Messrs Philippe Marand, Executive Chef and Head of the Chocolate Centre in Dubai, United Arab Emirates (UAE), and Hadrien Jauncy, the Export Sales Manager of Barry Callebaut, were on hand to take their local counterparts through the exercise.

They delivered presentations on new dishes, including how to adorn pastries with chocolates, emphasising the benefits that the use of cocoa products hold for clients.

The pastries and dishes included the Saffron and Blanc Satin Espuma, Cocoa Biscuit, Chocolate Cremeux, Light Sirop, Red Spaying Chocolate, Alunga Earl Grey Cream, Cocoa Light cream, Inaya Raspberry Mousse and Raspberry Mermelade, among others. 

Mr. Deyegbe disclosed that Golden Tulip Accra has always made sure Ghana’s cocoa is included in its menu, especially as beverages and desserts he said; describing the collaboration with Barry Callebaut as “another step to promote Ghanaian cocoa in the country to the hotel’s international travellers”.

“We recently visited their factory and can attest to the quality of their products from the use of Ghanaian cocoa beans,” he added.

The Managing Director of Barry Callebaut, John André, said his outfit has since 2001 used cocoa beans from Ghana, and on an annual basis they process 65,000 metric tonnes of the cocoa beans.

“We are therefore happy to be here, and commend the country for its keen interest in promoting the cocoa industry,” he said, indicating that the workshop was “to open the mindset of Ghanaian hotels to the benefit they can derive from using cocoa on their menus”. He commended Golden Tulip Accra for taking the lead in championing the promotion of cocoa and chocolate products.

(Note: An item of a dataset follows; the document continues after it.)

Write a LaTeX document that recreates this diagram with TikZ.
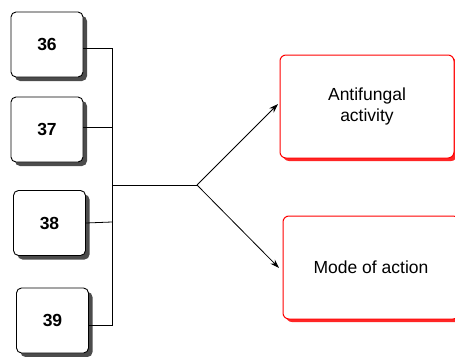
\documentclass[tikz,border=0pt]{standalone}
\usepackage{fontspec}
\setmainfont{Liberation Sans}
\usetikzlibrary{arrows.meta,shadows}
\begin{document}
\begin{tikzpicture}[x=1pt,y=-1pt,
  numbox/.style={draw=black,line width=0.9pt,fill=white,rounded corners=5pt,
    minimum width=72pt,minimum height=65pt,inner sep=0pt,
    font=\fontsize{17.5}{20}\selectfont\bfseries,
    drop shadow={shadow xshift=4pt,shadow yshift=-4pt,fill=black!70,opacity=1,rounded corners=5pt}},
  outbox/.style={draw=red,line width=1pt,fill=white,rounded corners=6pt,
    minimum width=174pt,minimum height=103pt,inner sep=0pt,align=center,
    font=\fontsize{17.5}{21}\selectfont,
    drop shadow={shadow xshift=3pt,shadow yshift=-3pt,fill=red!85,opacity=1,rounded corners=6pt}},
  link/.style={draw=black,line width=0.8pt},
  arr/.style={draw=black,line width=0.8pt,-{Stealth[length=9pt,width=6pt]}}]
\useasboundingbox (0,0) rectangle (455,356);

% input boxes
\node[numbox] (b36) at (47,44.5) {36};
\node[numbox] (b37) at (47,129.5) {37};
\node[numbox] (b38) at (49.5,223) {38};
\node[numbox] (b39) at (52.5,320.5) {39};

% output boxes
\node[outbox] (act) at (367,106.5) {Antifungal\\activity};
\node[outbox,minimum width=176pt] (mode) at (371,267.5) {Mode of action};

% collecting bus
\coordinate (top) at (112,48);
\coordinate (bot) at (112,325);
\coordinate (mid) at (112,185);
\coordinate (fork) at (197,185);
\coordinate (tipA) at (278,104);
\coordinate (tipB) at (279,268);

\draw[link] (b36.east |- top) -- (top) -- (bot) -- (b39.east |- bot);
\draw[link] (b37.east) ++(0,-2.5) -- (112,127);
\draw[link] (b38.east) -- (112,222);
\draw[link] (mid) -- (fork);
\draw[arr] (fork) -- (tipA);
\draw[arr] (fork) -- (tipB);
\end{tikzpicture}
\end{document}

Mr. Thierry Dieu, Executive Chef and Mrs. Bertha de Graft-Johnson, Sales & Marketing Manager of Golden Tulip Accra, were also on hand to facilitate the presentations by Barry Callebaut’s representatives.  

Golden Tulip Accra is owned by GLAHCO Hotels & Tourism Development Company Limited and is managed by the Golden Tulip Hospitality/Louvre Hotels Group, the 8th largest hotel chain in the world.